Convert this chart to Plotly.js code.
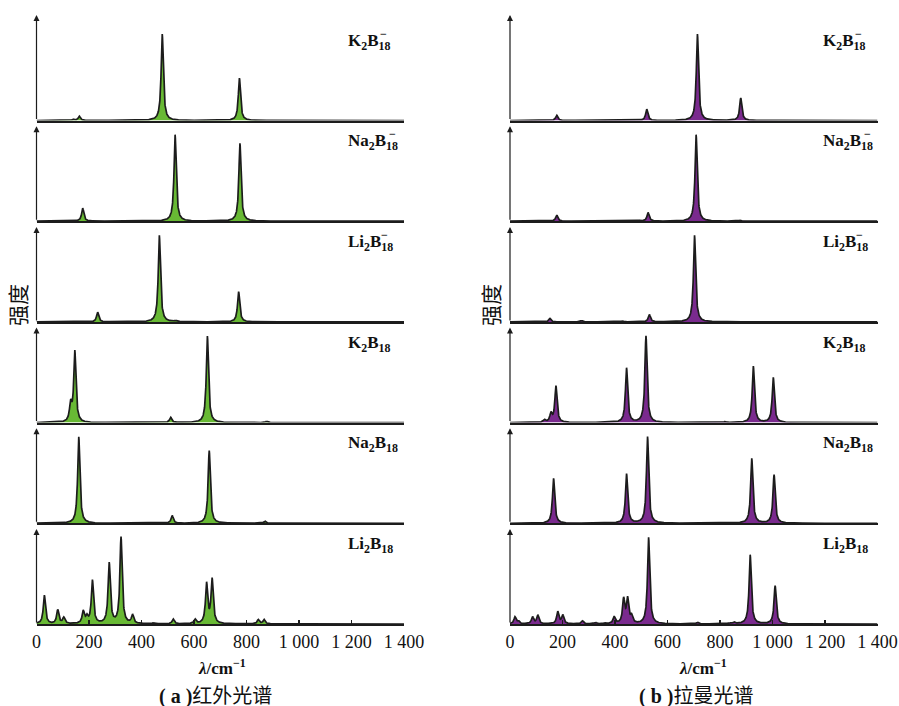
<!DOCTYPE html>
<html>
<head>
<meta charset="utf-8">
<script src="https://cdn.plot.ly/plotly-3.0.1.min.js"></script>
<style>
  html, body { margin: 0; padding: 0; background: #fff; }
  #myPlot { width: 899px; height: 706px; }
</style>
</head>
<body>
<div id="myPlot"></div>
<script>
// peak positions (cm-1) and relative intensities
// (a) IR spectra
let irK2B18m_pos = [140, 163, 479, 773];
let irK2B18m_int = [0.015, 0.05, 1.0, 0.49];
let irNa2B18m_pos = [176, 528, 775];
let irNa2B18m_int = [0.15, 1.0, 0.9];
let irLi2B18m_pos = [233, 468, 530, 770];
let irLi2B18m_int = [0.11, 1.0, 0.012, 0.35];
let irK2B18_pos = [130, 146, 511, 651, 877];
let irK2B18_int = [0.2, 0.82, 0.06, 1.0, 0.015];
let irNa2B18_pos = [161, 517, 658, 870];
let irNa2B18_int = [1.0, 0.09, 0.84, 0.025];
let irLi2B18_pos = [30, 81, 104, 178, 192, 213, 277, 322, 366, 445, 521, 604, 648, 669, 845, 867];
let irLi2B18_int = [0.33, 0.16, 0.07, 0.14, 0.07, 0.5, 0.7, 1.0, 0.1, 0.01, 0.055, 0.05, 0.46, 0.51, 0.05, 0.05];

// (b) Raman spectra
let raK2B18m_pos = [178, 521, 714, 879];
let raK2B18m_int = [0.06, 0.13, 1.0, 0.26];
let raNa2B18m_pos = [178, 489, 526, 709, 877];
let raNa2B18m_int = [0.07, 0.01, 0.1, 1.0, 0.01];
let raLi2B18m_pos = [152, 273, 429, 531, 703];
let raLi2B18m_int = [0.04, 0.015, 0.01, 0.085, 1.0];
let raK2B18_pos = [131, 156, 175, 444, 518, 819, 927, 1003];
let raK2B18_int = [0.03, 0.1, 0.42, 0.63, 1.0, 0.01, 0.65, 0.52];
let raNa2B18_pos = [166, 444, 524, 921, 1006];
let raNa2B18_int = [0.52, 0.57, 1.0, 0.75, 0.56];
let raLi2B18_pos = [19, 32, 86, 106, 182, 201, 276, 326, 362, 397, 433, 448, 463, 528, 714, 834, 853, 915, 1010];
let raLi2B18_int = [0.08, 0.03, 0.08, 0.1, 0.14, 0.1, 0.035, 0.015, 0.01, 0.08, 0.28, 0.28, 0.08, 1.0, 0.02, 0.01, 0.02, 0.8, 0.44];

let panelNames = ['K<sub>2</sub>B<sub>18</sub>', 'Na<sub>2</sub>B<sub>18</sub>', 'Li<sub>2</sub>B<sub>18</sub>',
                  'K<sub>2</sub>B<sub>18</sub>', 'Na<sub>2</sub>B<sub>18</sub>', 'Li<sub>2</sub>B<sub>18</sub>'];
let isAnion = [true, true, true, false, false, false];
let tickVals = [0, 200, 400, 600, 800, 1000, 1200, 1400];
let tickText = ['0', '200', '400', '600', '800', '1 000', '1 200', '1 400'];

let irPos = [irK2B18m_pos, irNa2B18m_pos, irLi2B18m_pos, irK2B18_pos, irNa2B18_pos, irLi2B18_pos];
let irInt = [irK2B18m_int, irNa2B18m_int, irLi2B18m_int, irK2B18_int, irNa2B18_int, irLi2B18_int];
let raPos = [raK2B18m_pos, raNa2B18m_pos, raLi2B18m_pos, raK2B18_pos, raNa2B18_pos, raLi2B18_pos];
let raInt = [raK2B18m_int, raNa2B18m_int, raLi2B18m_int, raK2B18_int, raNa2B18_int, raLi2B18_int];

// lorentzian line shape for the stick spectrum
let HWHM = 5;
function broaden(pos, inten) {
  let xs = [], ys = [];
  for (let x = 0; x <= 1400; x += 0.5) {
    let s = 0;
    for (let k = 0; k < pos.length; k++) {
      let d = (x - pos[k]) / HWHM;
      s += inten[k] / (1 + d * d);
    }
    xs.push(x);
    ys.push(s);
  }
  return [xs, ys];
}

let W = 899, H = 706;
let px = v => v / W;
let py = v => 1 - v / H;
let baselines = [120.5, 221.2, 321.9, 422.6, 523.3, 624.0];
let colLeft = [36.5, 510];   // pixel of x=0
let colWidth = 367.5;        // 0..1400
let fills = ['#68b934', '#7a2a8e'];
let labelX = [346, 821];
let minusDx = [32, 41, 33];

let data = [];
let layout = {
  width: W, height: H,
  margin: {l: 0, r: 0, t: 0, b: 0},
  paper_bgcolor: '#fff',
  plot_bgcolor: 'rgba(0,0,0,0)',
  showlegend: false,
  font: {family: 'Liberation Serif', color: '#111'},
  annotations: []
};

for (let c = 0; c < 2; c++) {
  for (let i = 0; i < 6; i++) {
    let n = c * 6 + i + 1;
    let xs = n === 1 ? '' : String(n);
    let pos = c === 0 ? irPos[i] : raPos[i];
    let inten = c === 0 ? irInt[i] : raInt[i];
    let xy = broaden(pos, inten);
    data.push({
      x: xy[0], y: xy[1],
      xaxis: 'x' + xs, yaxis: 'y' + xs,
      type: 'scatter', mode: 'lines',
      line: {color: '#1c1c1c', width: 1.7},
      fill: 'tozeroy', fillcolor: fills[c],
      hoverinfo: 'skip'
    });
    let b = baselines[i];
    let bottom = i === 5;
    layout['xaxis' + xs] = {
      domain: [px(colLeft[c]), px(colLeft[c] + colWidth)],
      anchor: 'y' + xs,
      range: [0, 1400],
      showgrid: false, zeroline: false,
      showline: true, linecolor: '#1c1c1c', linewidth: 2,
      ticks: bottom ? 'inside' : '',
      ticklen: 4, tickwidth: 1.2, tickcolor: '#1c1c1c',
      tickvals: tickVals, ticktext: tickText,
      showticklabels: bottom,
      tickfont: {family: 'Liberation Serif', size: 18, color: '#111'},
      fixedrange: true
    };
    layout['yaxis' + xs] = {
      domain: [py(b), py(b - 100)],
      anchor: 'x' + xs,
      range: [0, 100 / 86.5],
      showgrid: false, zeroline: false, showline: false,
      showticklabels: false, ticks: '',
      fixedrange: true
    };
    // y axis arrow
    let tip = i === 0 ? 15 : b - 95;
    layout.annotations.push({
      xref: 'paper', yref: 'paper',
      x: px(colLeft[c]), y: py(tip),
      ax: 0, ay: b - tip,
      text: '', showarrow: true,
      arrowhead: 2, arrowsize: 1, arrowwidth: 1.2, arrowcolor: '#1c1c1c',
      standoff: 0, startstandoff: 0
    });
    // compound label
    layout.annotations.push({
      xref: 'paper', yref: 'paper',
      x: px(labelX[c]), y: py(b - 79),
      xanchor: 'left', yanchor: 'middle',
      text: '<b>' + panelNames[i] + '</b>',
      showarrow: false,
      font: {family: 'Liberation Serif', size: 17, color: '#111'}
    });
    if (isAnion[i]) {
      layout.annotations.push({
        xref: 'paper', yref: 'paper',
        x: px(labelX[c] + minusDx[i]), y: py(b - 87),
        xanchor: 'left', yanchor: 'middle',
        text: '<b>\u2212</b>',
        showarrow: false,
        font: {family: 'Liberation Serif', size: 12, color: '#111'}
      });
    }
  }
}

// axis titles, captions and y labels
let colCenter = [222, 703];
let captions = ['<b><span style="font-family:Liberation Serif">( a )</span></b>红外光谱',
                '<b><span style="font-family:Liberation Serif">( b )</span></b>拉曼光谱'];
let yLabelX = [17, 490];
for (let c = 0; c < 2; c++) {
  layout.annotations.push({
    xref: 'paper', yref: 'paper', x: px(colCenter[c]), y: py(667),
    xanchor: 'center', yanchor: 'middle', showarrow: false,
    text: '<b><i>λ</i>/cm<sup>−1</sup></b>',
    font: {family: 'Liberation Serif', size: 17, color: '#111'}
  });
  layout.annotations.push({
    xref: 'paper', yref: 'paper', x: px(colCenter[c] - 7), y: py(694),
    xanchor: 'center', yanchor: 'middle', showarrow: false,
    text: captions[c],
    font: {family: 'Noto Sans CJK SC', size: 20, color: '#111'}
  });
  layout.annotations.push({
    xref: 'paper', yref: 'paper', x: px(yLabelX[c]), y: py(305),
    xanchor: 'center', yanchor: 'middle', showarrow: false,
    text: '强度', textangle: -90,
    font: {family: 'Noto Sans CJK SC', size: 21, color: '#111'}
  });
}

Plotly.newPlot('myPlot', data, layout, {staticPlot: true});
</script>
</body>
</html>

◆ **Exercise brief**: Every line from the top of the material above through the line with "0.51, 0.05, 0.05];" should be duplicated exactly, please; leave out the pictures.

◆ **Solution to the exercise**:
Convert this chart to Plotly.js code.
<!DOCTYPE html>
<html>
<head>
<meta charset="utf-8">
<script src="https://cdn.plot.ly/plotly-3.0.1.min.js"></script>
<style>
  html, body { margin: 0; padding: 0; background: #fff; }
  #myPlot { width: 899px; height: 706px; }
</style>
</head>
<body>
<div id="myPlot"></div>
<script>
// peak positions (cm-1) and relative intensities
// (a) IR spectra
let irK2B18m_pos = [140, 163, 479, 773];
let irK2B18m_int = [0.015, 0.05, 1.0, 0.49];
let irNa2B18m_pos = [176, 528, 775];
let irNa2B18m_int = [0.15, 1.0, 0.9];
let irLi2B18m_pos = [233, 468, 530, 770];
let irLi2B18m_int = [0.11, 1.0, 0.012, 0.35];
let irK2B18_pos = [130, 146, 511, 651, 877];
let irK2B18_int = [0.2, 0.82, 0.06, 1.0, 0.015];
let irNa2B18_pos = [161, 517, 658, 870];
let irNa2B18_int = [1.0, 0.09, 0.84, 0.025];
let irLi2B18_pos = [30, 81, 104, 178, 192, 213, 277, 322, 366, 445, 521, 604, 648, 669, 845, 867];
let irLi2B18_int = [0.33, 0.16, 0.07, 0.14, 0.07, 0.5, 0.7, 1.0, 0.1, 0.01, 0.055, 0.05, 0.46, 0.51, 0.05, 0.05];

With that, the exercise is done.